# 2012 tubo replaced



## woz (Feb 20, 2012)

I have a 2012 lt2 ,rs, with 28 thousand on it, the turbo light came on and the dealer replaced the turbo with no problems and gave me a nice loaner for the two day fix! I love Philips Chevy in Frankfort ill ! I have had no problem they weren't ready to take care of....


----------



## obermd (Mar 3, 2012)

What went wrong with the first turbo?


----------



## Gonzo74 (Mar 1, 2014)

Good deal man. I just had my turbo replaced as well. I bought my 2012 eco m/t with 55k on it. At 65k I had the p0299 code, which is an underboost code related to the waste gate pivot pin. I don't think the turbo was functioning properly the entire time I owned the car. It is like having a brand engine. I have the vtuner mod and the last data log I did was showing peak torq at 183ft/lb. Pretty fun to drive. I have to say that I am not very confident about leaving the safety of my warranty.

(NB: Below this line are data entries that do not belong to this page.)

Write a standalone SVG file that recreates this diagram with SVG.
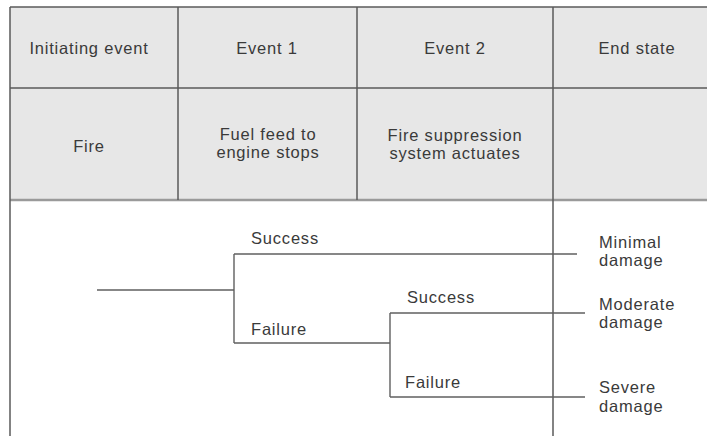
<svg xmlns="http://www.w3.org/2000/svg" width="707" height="436" viewBox="0 0 707 436">
  <style>
    .grid { stroke: #5a5a5a; stroke-width: 1.5; fill: none; }
    .branch { stroke: #5f5f5f; stroke-width: 1.4; fill: none; }
    .lbl { font-family: "Liberation Sans", Arial, sans-serif; font-size: 16.5px; letter-spacing: 0.8px; fill: #3a3a3a; }
    .mid { text-anchor: middle; }
  </style>

  <!-- background -->
  <rect x="0" y="0" width="707" height="436" fill="#ffffff"/>

  <!-- header table -->
  <g id="header">
    <rect x="10" y="7" width="697" height="193" fill="#e7e7e7"/>
    <line class="grid" x1="10" y1="7" x2="707" y2="7"/>
    <line class="grid" x1="10" y1="88" x2="707" y2="88"/>
    <line x1="10" y1="200" x2="707" y2="200" stroke="#9a9a9a" stroke-width="2.5"/>
    <line class="grid" x1="10" y1="7" x2="10" y2="436"/>
    <line class="grid" x1="178" y1="7" x2="178" y2="200"/>
    <line class="grid" x1="357" y1="7" x2="357" y2="200"/>
    <line class="grid" x1="553" y1="7" x2="553" y2="436"/>
  </g>

  <g id="col-initiating">
    <text class="lbl mid" x="89" y="54">Initiating event</text>
    <text class="lbl mid" x="89" y="152">Fire</text>
  </g>
  <g id="col-event1">
    <text class="lbl mid" x="267" y="54">Event 1</text>
    <text class="lbl mid" x="268" y="140">Fuel feed to</text>
    <text class="lbl mid" x="268" y="158">engine stops</text>
  </g>
  <g id="col-event2">
    <text class="lbl mid" x="455" y="54">Event 2</text>
    <text class="lbl mid" x="455" y="141">Fire suppression</text>
    <text class="lbl mid" x="455" y="159">system actuates</text>
  </g>
  <g id="col-end">
    <text class="lbl mid" x="637" y="54">End state</text>
  </g>

  <!-- event tree branches -->
  <g id="connectors">
    <line class="branch" x1="97" y1="290" x2="234" y2="290"/>
    <line class="branch" x1="234" y1="254" x2="234" y2="343"/>
    <line class="branch" x1="234" y1="254" x2="577" y2="254"/>
    <line class="branch" x1="234" y1="343" x2="390" y2="343"/>
    <line class="branch" x1="390" y1="313" x2="390" y2="397"/>
    <line class="branch" x1="390" y1="313" x2="585" y2="313"/>
    <line class="branch" x1="390" y1="397" x2="585" y2="397"/>
  </g>

  <g id="branch-labels">
    <text class="lbl" x="251" y="244">Success</text>
    <text class="lbl" x="251" y="335">Failure</text>
    <text class="lbl" x="407" y="303">Success</text>
    <text class="lbl" x="405" y="388">Failure</text>
  </g>

  <g id="outcome-minimal">
    <text class="lbl" x="599" y="248">Minimal</text>
    <text class="lbl" x="599" y="266">damage</text>
  </g>
  <g id="outcome-moderate">
    <text class="lbl" x="599" y="310">Moderate</text>
    <text class="lbl" x="599" y="328">damage</text>
  </g>
  <g id="outcome-severe">
    <text class="lbl" x="599" y="393">Severe</text>
    <text class="lbl" x="599" y="412">damage</text>
  </g>
</svg>
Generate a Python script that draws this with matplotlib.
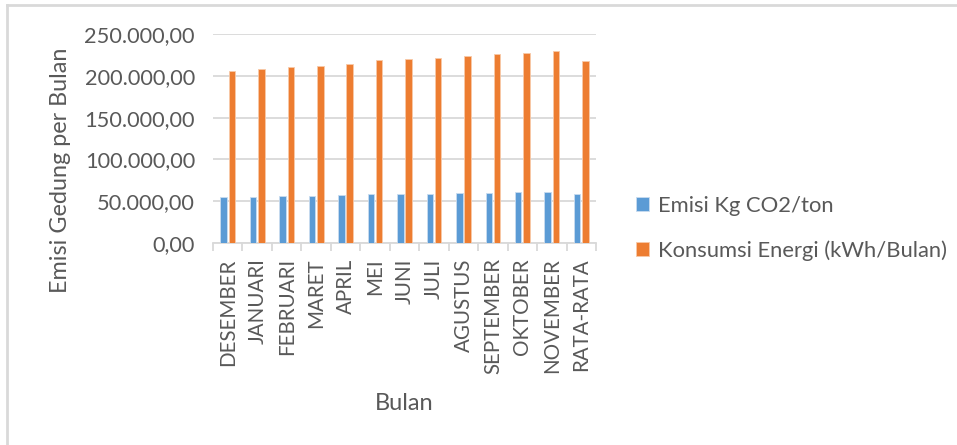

I have also had the water pump replaced in the last year, and I have the very common transmission whine with the manual in 5th and 6th gears at highway speed. I am determined to get a new transmission before 100k. I have ranted long enough. Enjoy your new turbo


----------



## MilTownSHO (Oct 9, 2013)

The turbo light? You mean check engine light?


----------



## money_man (Feb 25, 2014)

Man I hope the diesels don't have these turbo problems. 


Sent from the sexy electrician


----------



## grs1961 (Oct 23, 2012)

The diesel uses a completely different turbo-charger - diesel turbo-chargers are variable-geometry rather than having a waste-gate and so on.


----------